O meio
- Até onde você vai por amor? – Jéssica quis saber.
- Como assim? – responde Alex, com outra pergunta – Eu vou até o final, ué. O amor é um caminho sem volta, baby.
A menina achou aquilo poético, profundo, mas também, lá no fundo, um pouquinho preocupante. Alex era o tipo de menina destemida, desbravadora mesmo, que enfrenta as coisas sempre sem pestanejar – ao contrário dela mesma, que se duvidar tinha medo até da própria sombra.
“O amor é um caminho sem volta”, ela repetiu, mentalmente.
O casal ainda estava na cama, mesmo já passando das 10h da manhã daquele sábado de poucas nuvens. Um dia preguiçoso que combinava com o humor delas, que tinham acordado há alguns minutos, após uma semana inteira levantando cedo para o trabalho. Glória, para elas, era poder dividir a primeira caneca de café e o cigarrinho da manhã em meio aos lençóis, sem pressa de levantar (mesmo quando tinham compromisso, que elas sempre chegavam atrasadas).
Estavam juntas já há alguns anos, eram parceiras e amigas e tinham gostos parecidos – elementos essenciais para uma boa relação. Jéssica encontrava em Alex o arrojo para encarar seus medos, e Alex tinha em Jéssica o aconchego encontrado só nas figuras das melhores amigas. O mundo ao lado de Alex era divertido e cheio de aventuras; o universo com Jéssica era sereno e tranquilo. O sex* era satisfatório, então aquele namoro perduraria a vida toda – a não ser que uma delas, sei lá, matasse alguém. Mas talvez nem isso as separasse.

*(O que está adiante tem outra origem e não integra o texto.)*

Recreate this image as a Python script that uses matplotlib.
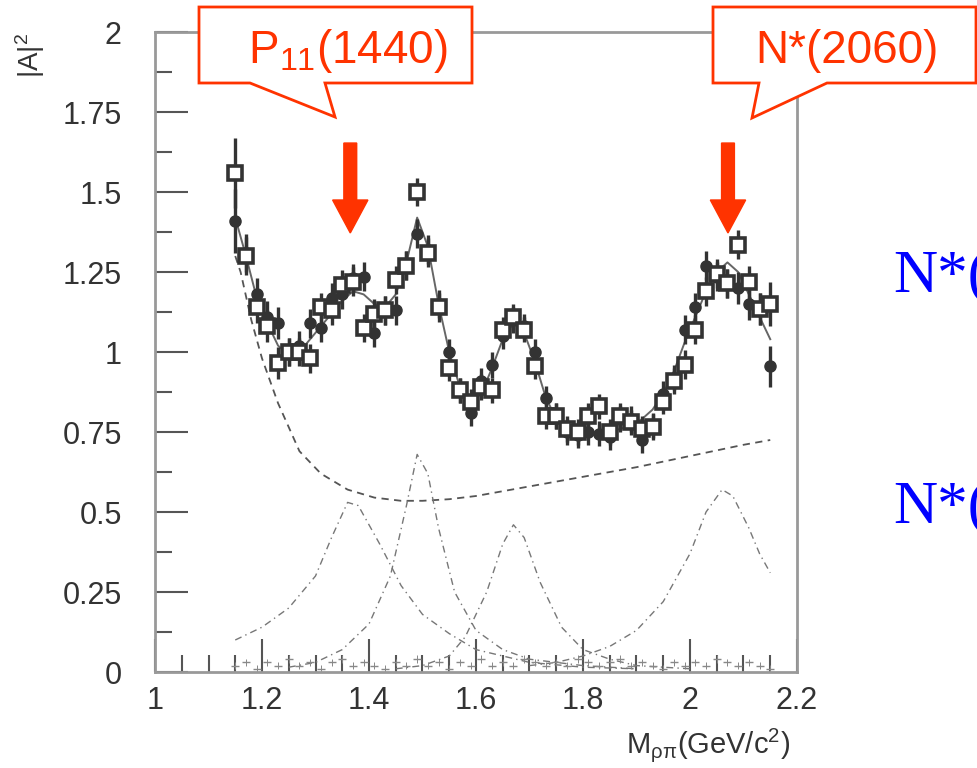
import numpy as np
import matplotlib.pyplot as plt
from matplotlib.patches import Polygon
from matplotlib.ticker import MultipleLocator, FuncFormatter

plt.rcParams['font.family'] = ['Liberation Sans', 'DejaVu Sans']
plt.rcParams['mathtext.fontset'] = 'custom'
plt.rcParams['mathtext.rm'] = 'Liberation Sans'
plt.rcParams['mathtext.it'] = 'Liberation Sans'

# mass bins (GeV/c^2)
mass = [1.15, 1.17, 1.19, 1.21, 1.23, 1.25, 1.27, 1.29, 1.31, 1.33,
        1.35, 1.37, 1.39, 1.41, 1.43, 1.45, 1.47, 1.49, 1.51, 1.53,
        1.55, 1.57, 1.59, 1.61, 1.63, 1.65, 1.67, 1.69, 1.71, 1.73,
        1.75, 1.77, 1.79, 1.81, 1.83, 1.85, 1.87, 1.89, 1.91, 1.93,
        1.95, 1.97, 1.99, 2.01, 2.03, 2.05, 2.07, 2.09, 2.11, 2.13, 2.15]

# filled circles
amp_circ = [1.41, 1.31, 1.18, 1.11, 1.09, 1.00, 1.02, 1.09, 1.075, 1.17,
            1.18, 1.23, 1.235, 1.06, 1.13, 1.13, 1.27, 1.37, 1.32, 1.15,
            1.00, 0.88, 0.81, 0.91, 0.96, 1.05, 1.10, 1.08, 1.00, 0.855,
            0.80, 0.75, 0.74, 0.75, 0.745, 0.735, 0.79, 0.79, 0.725, 0.77,
            0.87, 0.92, 1.07, 1.14, 1.27, 1.235, 1.215, 1.20, 1.15, 1.135, 0.955]
err_circ = [0.10, 0.06, 0.05, 0.05, 0.05, 0.045, 0.045, 0.045, 0.045, 0.045,
            0.045, 0.045, 0.045, 0.045, 0.045, 0.045, 0.045, 0.045, 0.045, 0.045,
            0.04, 0.04, 0.04, 0.04, 0.04, 0.04, 0.04, 0.04, 0.04, 0.04,
            0.04, 0.04, 0.04, 0.04, 0.04, 0.04, 0.04, 0.04, 0.04, 0.04,
            0.04, 0.04, 0.045, 0.045, 0.045, 0.045, 0.045, 0.05, 0.05, 0.05, 0.065]

# open squares
amp_sq = [1.56, 1.30, 1.14, 1.08, 0.965, 1.00, 1.00, 0.98, 1.14, 1.13,
          1.21, 1.22, 1.075, 1.12, 1.13, 1.225, 1.27, 1.50, 1.31, 1.14,
          0.95, 0.88, 0.845, 0.89, 0.88, 1.07, 1.11, 1.07, 0.955, 0.80,
          0.80, 0.76, 0.75, 0.80, 0.83, 0.75, 0.80, 0.78, 0.76, 0.765,
          0.845, 0.91, 0.96, 1.07, 1.19, 1.245, 1.215, 1.335, 1.22, 1.135, 1.15]
err_sq = [0.11, 0.06, 0.05, 0.05, 0.05, 0.045, 0.045, 0.045, 0.045, 0.045,
          0.045, 0.045, 0.045, 0.045, 0.045, 0.045, 0.045, 0.045, 0.045, 0.045,
          0.04, 0.04, 0.04, 0.04, 0.04, 0.04, 0.04, 0.04, 0.04, 0.04,
          0.04, 0.04, 0.04, 0.04, 0.04, 0.04, 0.04, 0.04, 0.04, 0.04,
          0.04, 0.04, 0.045, 0.045, 0.045, 0.045, 0.045, 0.045, 0.05, 0.05, 0.07]

# small contributions near zero
amp_low = [0.02, 0.03, 0.01, 0.03, 0.02, 0.04, 0.02, 0.03, 0.01, 0.03,
           0.04, 0.02, 0.03, 0.02, 0.01, 0.03, 0.02, 0.04, 0.02, 0.03,
           0.01, 0.03, 0.02, 0.04, 0.02, 0.03, 0.02, 0.04, 0.03, 0.02,
           0.03, 0.02, 0.04, 0.03, 0.02, 0.03, 0.04, 0.02, 0.03, 0.02,
           0.01, 0.03, 0.02, 0.03, 0.02, 0.04, 0.03, 0.02, 0.03, 0.02, 0.01]

# total fit
fit_x = [1.15, 1.17, 1.19, 1.21, 1.23, 1.25, 1.27, 1.29, 1.31, 1.33, 1.35, 1.37,
         1.39, 1.41, 1.43, 1.45, 1.47, 1.49, 1.51, 1.53, 1.55, 1.57, 1.59, 1.61,
         1.63, 1.65, 1.67, 1.69, 1.71, 1.73, 1.75, 1.77, 1.79, 1.81, 1.83, 1.85,
         1.87, 1.89, 1.91, 1.93, 1.95, 1.97, 1.99, 2.01, 2.03, 2.05, 2.07, 2.09,
         2.11, 2.13, 2.15]
fit_y = [1.42, 1.30, 1.17, 1.09, 1.02, 0.99, 1.00, 1.04, 1.08, 1.12, 1.16, 1.19,
         1.18, 1.15, 1.14, 1.18, 1.28, 1.42, 1.33, 1.15, 1.00, 0.89, 0.84, 0.87,
         0.95, 1.04, 1.09, 1.06, 0.97, 0.86, 0.79, 0.755, 0.74, 0.74, 0.745, 0.75,
         0.76, 0.77, 0.79, 0.82, 0.87, 0.94, 1.03, 1.11, 1.19, 1.25, 1.28, 1.25,
         1.18, 1.11, 1.04]

# background (dashed)
bg_x = [1.15, 1.16, 1.18, 1.20, 1.23, 1.27, 1.31, 1.36, 1.41, 1.46, 1.50,
        1.55, 1.60, 1.70, 1.80, 1.90, 2.00, 2.10, 2.15]
bg_y = [1.30, 1.25, 1.10, 0.98, 0.84, 0.69, 0.62, 0.57, 0.545, 0.535, 0.535,
        0.54, 0.55, 0.58, 0.61, 0.64, 0.675, 0.71, 0.725]

# resonances (dash-dot)
r1_x = [1.15, 1.20, 1.25, 1.30, 1.33, 1.36, 1.38, 1.42, 1.46, 1.50, 1.55, 1.60, 1.65, 1.70, 1.80, 1.90]
r1_y = [0.10, 0.14, 0.20, 0.30, 0.42, 0.53, 0.52, 0.40, 0.27, 0.18, 0.12, 0.07, 0.05, 0.03, 0.015, 0.01]
r2_x = [1.25, 1.30, 1.35, 1.40, 1.44, 1.47, 1.49, 1.51, 1.53, 1.56, 1.60, 1.65, 1.70, 1.80, 1.90]
r2_y = [0.015, 0.03, 0.07, 0.15, 0.30, 0.52, 0.68, 0.62, 0.45, 0.25, 0.13, 0.07, 0.04, 0.02, 0.01]
r3_x = [1.45, 1.50, 1.55, 1.58, 1.62, 1.65, 1.67, 1.69, 1.72, 1.76, 1.80, 1.85, 1.90, 2.00]
r3_y = [0.01, 0.02, 0.05, 0.11, 0.25, 0.40, 0.46, 0.42, 0.28, 0.14, 0.07, 0.04, 0.02, 0.01]
r4_x = [1.70, 1.75, 1.80, 1.85, 1.90, 1.95, 2.00, 2.03, 2.06, 2.08, 2.11, 2.13, 2.15]
r4_y = [0.02, 0.03, 0.05, 0.08, 0.13, 0.22, 0.37, 0.50, 0.57, 0.55, 0.45, 0.37, 0.31]

# arrows mark the resonance masses
arrow_x = [1.365, 2.071]

W, H = 978, 768
fig = plt.figure(figsize=(W / 100, H / 100), dpi=100)
ax = fig.add_axes([155 / W, 96 / H, 642 / W, 640 / H])

dark = '#333333'
red = '#FF3300'

ax.plot(bg_x, bg_y, color='#555555', lw=1.3, ls=(0, (4, 3)))
for rx, ry in [(r1_x, r1_y), (r2_x, r2_y), (r3_x, r3_y), (r4_x, r4_y)]:
    ax.plot(rx, ry, color='#777777', lw=1.0, ls=(0, (5, 3, 1, 3)))
ax.plot(fit_x, fit_y, color='#666666', lw=1.4, zorder=2)

ax.errorbar(mass, amp_low, yerr=0.012, fmt='_', color='#888888', ms=6,
            elinewidth=0.7, capsize=0, zorder=2)
ax.errorbar(mass, amp_circ, yerr=err_circ, fmt='o', color=dark, ms=8,
            elinewidth=2.4, capsize=0, zorder=3)
ax.errorbar(mass, amp_sq, yerr=err_sq, fmt='s', color=dark, mfc='white',
            mec=dark, mew=2.6, ms=10, elinewidth=2.4, capsize=0, zorder=4)

for x in arrow_x:
    ax.arrow(x, 1.653, 0, -0.281, width=0.024, head_width=0.066,
             head_length=0.103, length_includes_head=True, color=red,
             clip_on=False, zorder=6)

ax.set_xlim(1, 2.2)
ax.set_ylim(0, 2)
ax.xaxis.set_major_locator(MultipleLocator(0.2))
ax.xaxis.set_minor_locator(MultipleLocator(0.05))
ax.yaxis.set_major_locator(MultipleLocator(0.25))
ax.yaxis.set_minor_locator(MultipleLocator(0.125))
ax.xaxis.set_major_formatter(FuncFormatter(lambda v, p: '%g' % round(v, 2)))
ax.yaxis.set_major_formatter(FuncFormatter(lambda v, p: '%g' % round(v, 3)))
ax.tick_params(which='major', direction='in', length=24, width=1.5,
               color='#555555', labelsize=22, labelcolor=dark)
ax.tick_params(which='minor', direction='in', length=12, width=1.5, color='#555555')
ax.tick_params(axis='x', which='major', pad=10)
ax.tick_params(axis='y', which='major', pad=24)
for s in ax.spines.values():
    s.set_color('#999999')
    s.set_linewidth(2)

fig.text(30 / W, 1 - 55 / H, '|A|$^{2}$', rotation=90, ha='center', va='center',
         fontsize=20, color=dark)
fig.text(790 / W, 1 - 745 / H, r'M$_{\rho\pi}$(GeV/c$^{2}$)', ha='right',
         va='center', fontsize=21, color=dark)

# callouts


def px(pts):
    return [(a / W, 1 - b / H) for a, b in pts]


call1 = [(199, 7), (472, 7), (472, 83), (325, 83), (335, 117), (250, 83), (199, 83)]
call2 = [(713, 7), (976, 7), (976, 83), (827, 83), (752, 118), (759, 83), (713, 83)]
for c in (call1, call2):
    fig.add_artist(Polygon(px(c), closed=True, transform=fig.transFigure,
                           facecolor='white', edgecolor=red, lw=2, zorder=5))
fig.text(248 / W, 1 - 63 / H, r'P$_{\mathregular{11}}$(1440)', ha='left',
         va='baseline', fontsize=33, color=red, zorder=6)
fig.text(755 / W, 1 - 63 / H, 'N*(2060)', ha='left', va='baseline',
         fontsize=33, color=red, zorder=6)

# blue labels run off the right edge, as in the original slide
fig.text(893 / W, 1 - 292 / H, 'N*(', ha='left', va='baseline', fontsize=44,
         color='blue', family='Liberation Serif')
fig.text(893 / W, 1 - 523 / H, 'N*(', ha='left', va='baseline', fontsize=44,
         color='blue', family='Liberation Serif')

fig.savefig('out.png', dpi=100)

Para aquele dia tinham combinado de visitar Jairinho, amigo de anos. Jéssica o conhecia desde o jardim de infância, mas ele era o melhor amigo de Alex. Tinham se conhecido graças à garota e pareciam um o reflexo do outro – embora em mundos invertidos. Ela sempre completava a frase dele, e vice-versa, porque seus pensamentos de alguma forma se combinavam; pensavam juntos. Seus sentimentos também eram entrelaçados, tipo almas gêmeas. Seriam um casal perfeito se ela não fosse lésbica e ele, gay.
Jéssica não era muito do tipo de socializar, tinha um pouco de preguiça de gente. Sua exceção era Jairinho, que além de boa praça, morava num lugar muito agradável durante o dia, um casarão tombado pelo Patrimônio Histórico da cidade, que tinha fama de mal assombrado e parecia abandonado. Ficava nos fundos de um terreno muito grande e arborizado, que de noite dava assobios por causa do vento, que fazia curva ali. Jairinho morava sozinho, e na percepção de Jéssica isso exigia uma boa dose de coragem (que precisaria beber em shots contínuos, e se manter embriagada, caso fosse ela a morar no casarão).
Levava em sua mochila algumas doses de medicamentos vencidos, surrupiados da dentista, que era a sua chefe. Se sentia meio transgressora, mas sabia que, de tudo, roubar remédios que iriam para o lixo era o menor dos males. Por falta de coragem, só assistiu Alex injetar o remédio em Jairinho, que teve uma reação adversa e inesperada, e se contorceu, aparentemente de dor, instantes antes de Alex enfiar do lado de sua testa uma chave de fenda, e martelar.